January 09 Profile: Amy Brand
Amy Brand, Program Manager, Harvard Office of Scholarly Communication
First, tell us a bit about yourself (hometown, current locale, family, hobbies, community involvement?)
I grew up on the Upper West Side of Manhattan and attended
Barnard College there. I moved to Cambridge MA in 1985 to go to
graduate school at MIT and have been in the Boston area for most of the
past 25 years. I currently live in Newton with my three kids and my
husband Matt. We're a very outdoor oriented, physically active family.
I'm a power yoga addict.
What is your current job? Describe some of your
responsibilities, and how you or your organization fit into the
scholarly communications web.
I am Program Manager at the new Harvard Office of Scholarly
Communication (OSC), which was set up in large part to implement the
open access resolution that was voted in last year by the Faculty of
Arts and Sciences and the Law School, and is likely to be passed by
other schools at Harvard this year. In effect, the University now has a
prior, non-exclusive license to faculty journal article manuscripts,
and a commitment to make those works openly available. We don't see
setting up an institutional repository as an end in itself. The OSC's
broader purpose is to help the university capture and highlight its
research output, expand access to and impact of its faculties'
scholarship, and engage publishers in practical, mutually beneficial
ways to evolve copyright sharing and business practices.

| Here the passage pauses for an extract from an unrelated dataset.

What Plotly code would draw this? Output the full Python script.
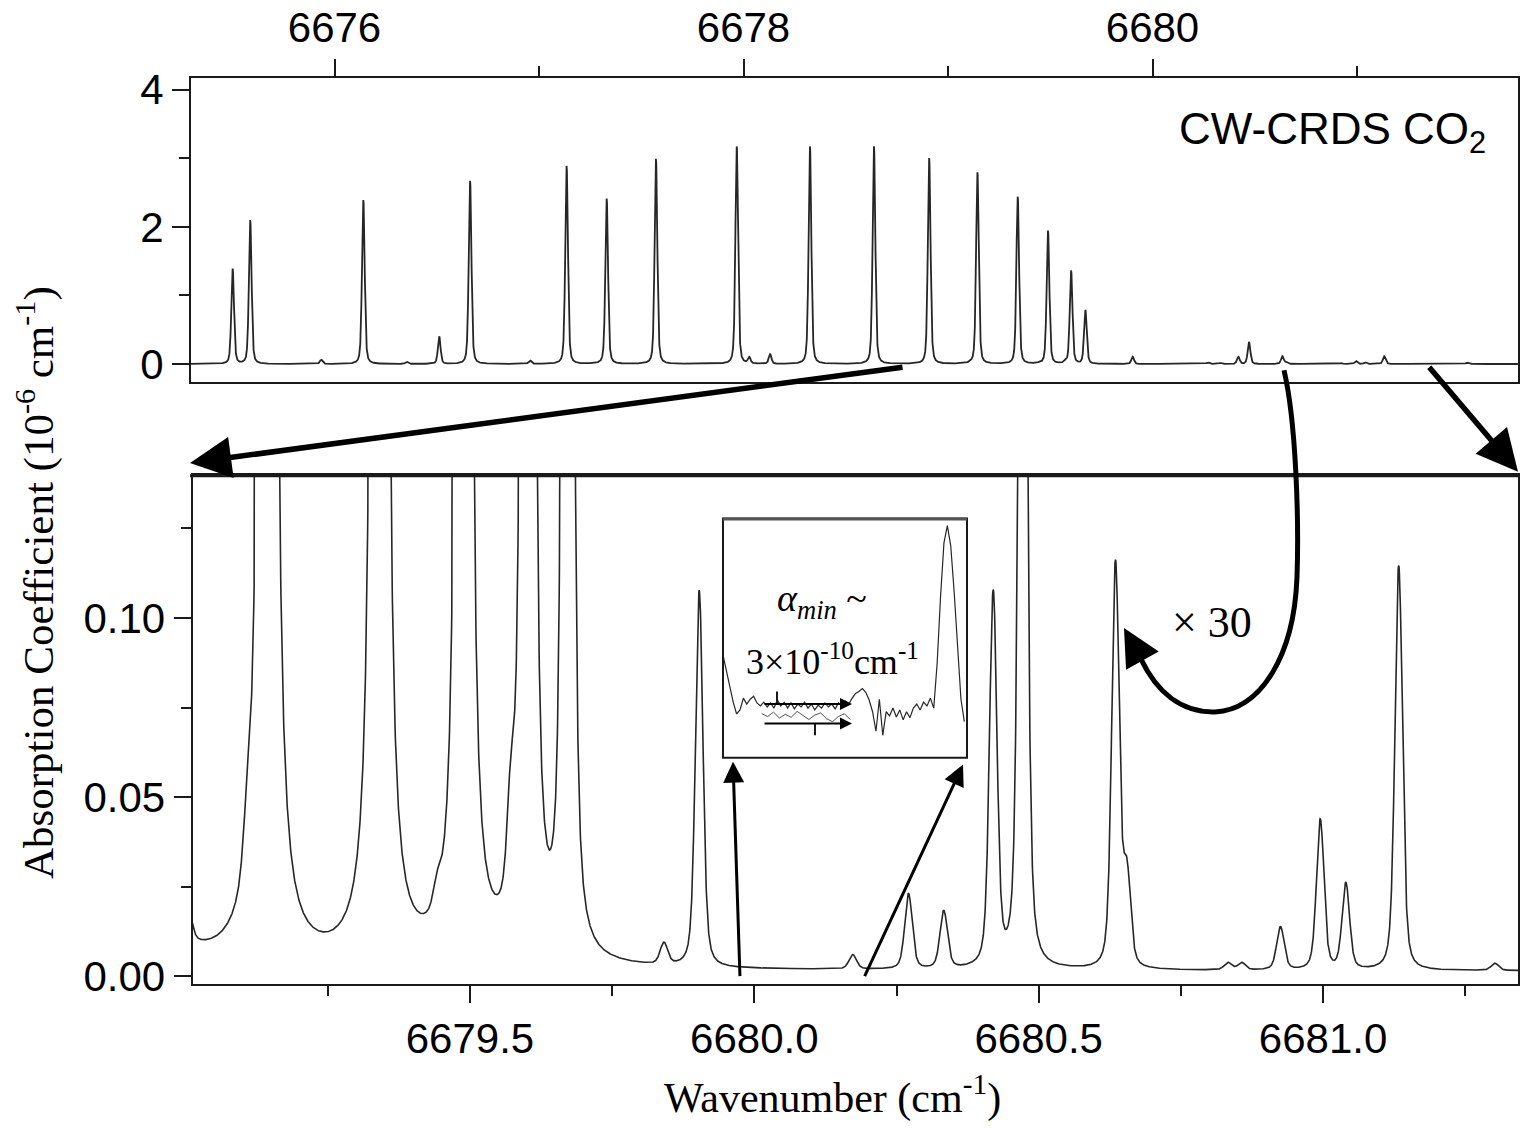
import numpy as np
import plotly.graph_objects as go

# ---------------------------------------------------------------------------
# CO2 absorption lines (centre in cm-1, peak absorption in 1e-6 cm-1)
# ---------------------------------------------------------------------------
line_center = [
    6675.502, 6675.588, 6675.935, 6676.141, 6676.353, 6676.512, 6676.663,
    6676.956, 6677.135, 6677.331, 6677.572, 6677.967, 6678.028, 6678.130,
    6678.325, 6678.638, 6678.908, 6679.005, 6679.108, 6679.144, 6679.341,
    6679.442, 6679.489, 6679.572, 6679.602, 6679.672, 6679.841, 6679.903,
    6680.173, 6680.271, 6680.333, 6680.420, 6680.472, 6680.635, 6680.655,
    6680.833, 6680.857, 6680.925, 6680.995, 6681.040, 6681.133, 6681.302,
    6681.540,
]
line_height = [
    1.386, 2.095, 0.060, 2.390, 0.030, 0.400, 2.670,
    0.050, 2.885, 2.410, 2.990, 3.170, 0.090, 0.140,
    3.170, 3.170, 3.000, 0.0075, 0.012, 2.790, 2.435,
    0.006, 1.940, 0.025, 1.357, 0.780, 0.006, 0.105,
    0.004, 0.021, 0.016, 0.104, 0.320, 0.113, 0.025,
    0.002, 0.002, 0.012, 0.042, 0.024, 0.113, 0.002,
    0.020,
]
GAUSS_HWHM = 0.0062      # Doppler half width (cm-1)
LORENTZ_HWHM = 0.0028    # pressure half width (cm-1)
BASELINE = 0.0015

# noise-floor detail shown in the inset (1e-6 cm-1), evenly sampled
inset_values = [
    0.00279, 0.00236, 0.00194, 0.00151, 0.00119, 0.00130, 0.00162, 0.00146,
    0.00159, 0.00167, 0.00149, 0.00141, 0.00151, 0.00138, 0.00149, 0.00135,
    0.00157, 0.00141, 0.00151, 0.00135, 0.00149, 0.00133, 0.00146, 0.00138,
    0.00151, 0.00135, 0.00146, 0.00130, 0.00143, 0.00135, 0.00149, 0.00138,
    0.00146, 0.00133, 0.00149, 0.00141, 0.00154, 0.00146, 0.00162, 0.00175,
    0.00180, 0.00188, 0.00178, 0.00157, 0.00125, 0.00072, 0.00159, 0.00061,
    0.00125, 0.00114, 0.00135, 0.00111, 0.00130, 0.00103, 0.00125, 0.00109,
    0.00135, 0.00146, 0.00130, 0.00151, 0.00141, 0.00162, 0.00135, 0.00257,
    0.00438, 0.00584, 0.00631, 0.00576, 0.00451, 0.00305, 0.00159, 0.00098,
]
inset_span = (6679.975, 6680.1932)
inset_band = [
    0.00120, 0.00112, 0.00124, 0.00108, 0.00118, 0.00110, 0.00126, 0.00114,
    0.00104, 0.00116, 0.00122, 0.00106, 0.00098, 0.00112, 0.00120, 0.00104,
]
inset_band_span = (6680.0100, 6680.0900)

top_xrange = [6675.2983, 6681.7873]
top_yrange = [-0.26, 4.173]
bot_xrange = [6679.0124, 6681.3428]
bot_yrange = [-0.00207, 0.1398]


def faddeeva_real(x, y):
    """Real part of the Faddeeva function (Humlicek W4 approximation)."""
    y = np.full_like(x, y)
    t = y - 1j * x
    s = np.abs(x) + y
    u = t * t
    w = np.empty_like(t)
    r1 = s >= 15.0
    w[r1] = t[r1] * 0.5641896 / (0.5 + u[r1])
    r2 = (s >= 5.5) & (s < 15.0)
    tt, uu = t[r2], u[r2]
    w[r2] = tt * (1.410474 + uu * 0.5641896) / (0.75 + uu * (3.0 + uu))
    r3 = (s < 5.5) & (y >= 0.195 * np.abs(x) - 0.176)
    tt = t[r3]
    w[r3] = (16.4955 + tt * (20.20933 + tt * (11.96482 + tt * (3.778987 + tt * 0.5642236)))) / (
        16.4955 + tt * (38.82363 + tt * (39.27121 + tt * (21.69274 + tt * (6.699398 + tt)))))
    r4 = ~(r1 | r2 | r3)
    tt, uu = t[r4], u[r4]
    w[r4] = np.exp(uu) - tt * (36183.31 - uu * (3321.9905 - uu * (1540.787 - uu * (219.0313 - uu * (
        35.76683 - uu * (1.320522 - uu * 0.56419)))))) / (32066.6 - uu * (24322.84 - uu * (
            9022.228 - uu * (2186.181 - uu * (364.2191 - uu * (61.57037 - uu * (1.841439 - uu)))))))
    return w.real


def spectrum(nu):
    sigma = GAUSS_HWHM / np.sqrt(2 * np.log(2))
    yv = LORENTZ_HWHM / (sigma * np.sqrt(2))
    peak = faddeeva_real(np.array([0.0]), yv)[0]
    total = np.full_like(nu, BASELINE)
    for c, h in zip(line_center, line_height):
        xv = (nu - c) / (sigma * np.sqrt(2))
        total += h * faddeeva_real(xv, yv) / peak
    return total


nu_top = np.arange(top_xrange[0], top_xrange[1], 0.0005)
nu_bot = np.arange(bot_xrange[0] - 0.002, bot_xrange[1] + 0.002, 0.0004)
alpha_top = spectrum(nu_top)
alpha_bot = spectrum(nu_bot)

inset_nu = np.linspace(inset_span[0], inset_span[1], len(inset_values))
band_nu = np.linspace(inset_band_span[0], inset_band_span[1], len(inset_band))

# ---------------------------------------------------------------------------
W, H = 1520, 1132


def px(x):
    return x / W


def py(y):
    return 1 - y / H


SANS = "Liberation Sans, Arial, sans-serif"
SERIF = "Liberation Serif, Times New Roman, serif"
INK = "#1a1a1a"
TRACE = "#262626"

fig = go.Figure()
fig.add_trace(go.Scatter(x=nu_top, y=alpha_top, mode="lines", xaxis="x", yaxis="y",
                         line=dict(color=TRACE, width=1.8), hoverinfo="skip"))
fig.add_trace(go.Scatter(x=nu_bot, y=alpha_bot, mode="lines", xaxis="x2", yaxis="y2",
                         line=dict(color=TRACE, width=1.6), hoverinfo="skip"))
fig.add_trace(go.Scatter(x=inset_nu, y=inset_values, mode="lines", xaxis="x3", yaxis="y3",
                         line=dict(color=TRACE, width=1.2), hoverinfo="skip"))
fig.add_trace(go.Scatter(x=band_nu, y=inset_band, mode="lines", xaxis="x3", yaxis="y3",
                         line=dict(color=TRACE, width=0.8), hoverinfo="skip"))

tickfont = dict(family=SANS, size=42, color="black")
axis_common = dict(showgrid=False, zeroline=False, showline=True, linecolor=INK, linewidth=2.2,
                   mirror=True, ticks="outside", tickcolor=INK, tickwidth=2, ticklen=17,
                   tickfont=tickfont)
minor_common = dict(ticklen=10, tickwidth=2, tickcolor=INK, ticks="outside")

fig.update_layout(
    width=W, height=H, margin=dict(l=0, r=0, t=0, b=0),
    paper_bgcolor="white", plot_bgcolor="white", showlegend=False,
    xaxis=dict(axis_common, domain=[px(191), px(1518)], anchor="y", side="top",
               range=top_xrange, tick0=6676, dtick=2,
               minor=dict(minor_common, dtick=1, tick0=6676)),
    yaxis=dict(axis_common, domain=[py(380), py(68.3)], anchor="x", range=top_yrange,
               tick0=0, dtick=2, minor=dict(minor_common, dtick=1, tick0=0)),
    xaxis2=dict(axis_common, domain=[px(192.7), px(1518)], anchor="y2", range=bot_xrange,
                tick0=6679.5, dtick=0.5, tickformat=".1f",
                minor=dict(minor_common, dtick=0.25, tick0=6679.5)),
    yaxis2=dict(axis_common, domain=[py(996.6), py(475.8)], anchor="x2", range=bot_yrange,
                tick0=0, dtick=0.05, tickformat=".2f",
                minor=dict(minor_common, dtick=0.025, tick0=0)),
    xaxis3=dict(domain=[px(723), px(967)], anchor="y3", range=[inset_span[0], 6680.1956], visible=False),
    yaxis3=dict(domain=[py(765), py(520)], anchor="x3", range=[0, 0.0065], visible=False),
)

shapes = [
    # inset frame
    dict(type="rect", xref="paper", yref="paper", x0=px(723), x1=px(967), y0=py(765), y1=py(520),
         line=dict(color=INK, width=2), fillcolor="rgba(0,0,0,0)", layer="above"),
    dict(type="line", xref="paper", yref="paper", x0=px(723), x1=px(967), y0=py(520.5), y1=py(520.5),
         line=dict(color="#555555", width=3)),
    # heavier upper frame of the magnified panel
    dict(type="line", xref="paper", yref="paper", x0=px(190), x1=px(1519), y0=py(476), y1=py(476),
         line=dict(color=INK, width=3)),
    # curved pointer from the weak lines to the magnified view
    dict(type="path", xref="paper", yref="paper",
         path=("M {:.5f},{:.5f} C {:.5f},{:.5f} {:.5f},{:.5f} {:.5f},{:.5f} "
               "C {:.5f},{:.5f} {:.5f},{:.5f} {:.5f},{:.5f} "
               "C {:.5f},{:.5f} {:.5f},{:.5f} {:.5f},{:.5f}").format(
             px(1284), py(368), px(1296), py(420), px(1299), py(520), px(1297), py(580),
             px(1294), py(662), px(1260), py(716), px(1215), py(718),
             px(1180), py(719), px(1156), py(696), px(1141), py(664)),
         line=dict(color="black", width=5)),
    # small markers on the noise band
    dict(type="line", xref="paper", yref="paper", x0=px(777), x1=px(777), y0=py(697), y1=py(710),
         line=dict(color=INK, width=2)),
    dict(type="line", xref="paper", yref="paper", x0=px(815), x1=px(815), y0=py(730), y1=py(742),
         line=dict(color=INK, width=2)),
]
fig.update_layout(shapes=shapes)


def arrow(tip, tail, width, size=1.0):
    return dict(xref="paper", yref="paper", x=px(tip[0]), y=py(tip[1]),
                ax=tail[0] - tip[0], ay=tail[1] - tip[1], text="", showarrow=True,
                arrowhead=2, arrowsize=size, arrowwidth=width, arrowcolor="black", standoff=0)


annotations = [
    arrow((190, 463), (904, 367), 5.5, 1.5),
    arrow((1518, 472), (1428, 366), 5.5, 1.5),
    arrow((1124, 632), (1142, 664), 5, 1.5),
    arrow((733, 769), (740, 985), 3, 1.4),
    arrow((963, 772), (864, 985), 3, 1.4),
    arrow((852, 710), (763, 710), 2, 1.2),
    arrow((852, 730), (763, 730), 2, 1.2),
    dict(xref="paper", yref="paper", x=px(1488), y=py(124), xanchor="right", yanchor="middle",
         text="CW-CRDS CO<sub>2</sub>", showarrow=False,
         font=dict(family=SANS, size=44, color="black")),
    dict(xref="paper", yref="paper", x=px(35), y=py(586), xanchor="center", yanchor="middle",
         text="Absorption Coefficient (10<sup>-6</sup> cm<sup>-1</sup>)", showarrow=False,
         textangle=-90, font=dict(family=SERIF, size=43, color="black")),
    dict(xref="paper", yref="paper", x=px(832), y=py(1110), xanchor="center", yanchor="middle",
         text="Wavenumber (cm<sup>-1</sup>)", showarrow=False,
         font=dict(family=SERIF, size=42, color="black")),
    dict(xref="paper", yref="paper", x=px(822), y=py(604), xanchor="center", yanchor="middle",
         text="<i>α</i><sub><i>min</i></sub> ~", showarrow=False,
         font=dict(family=SERIF, size=38, color="black")),
    dict(xref="paper", yref="paper", x=px(832), y=py(664), xanchor="center", yanchor="middle",
         text="3×10<sup>-10</sup>cm<sup>-1</sup>", showarrow=False,
         font=dict(family=SERIF, size=36, color="black")),
    dict(xref="paper", yref="paper", x=px(1212), y=py(626), xanchor="center", yanchor="middle",
         text="× 30", showarrow=False,
         font=dict(family=SERIF, size=44, color="black")),
]
fig.update_layout(annotations=annotations)

fig.write_html("out.html")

What career path led to your current position? Where do you
see scholarly communications heading, and what new directions interest
you most?
I originally followed an academic career path, and then
impulsively switched direction in the midst of my postdoc years. It was
a kind of leap of faith. I heard about an acquisitions position in my
areas of expertise -- cognitive science and linguistics -- and decided
to give publishing a try. That was 16 years ago, and I stayed in
scholarly publishing until just a few months ago, most recently as
Director of Business and Product Development at CrossRef. The Harvard
opportunity appealed to me as a way to connect my academic and
publishing interests. The OSC could grow to provide a wide range of
publishing services to the faculty and students, giving them more
control over their intellectual creations and the scholarly
communications process. We will likely house the University's
electronic dissertations, for instance, and are considering some joint
projects with Harvard University Press. The Harvard University Library
as a whole is very interested in meeting faculty demand to host and
curate a variety of home-grown digital collections.
What advice would you give to people interested in a career
in scholarly communications? What new roles or opportunities do you see
emerging in the field?
Scholarly communications is a growth area for people with a
publishing, library, research, or IT background. University
administrators and faculties are likely to think harder about their own
intellectual property in these lean, transformative times, when library
budgets are severely constrained, other modes of dissemination and
access to scholarly resources are likewise threatened, and there is
broad consensus around the need to expand access to scholarship on a
global basis. Many university presses can no longer afford to publish
academic monographs. That leaves scholars demanding new outlets for
their research, and universities in need of creative people, services,
and digital infrastructure to fill that gap.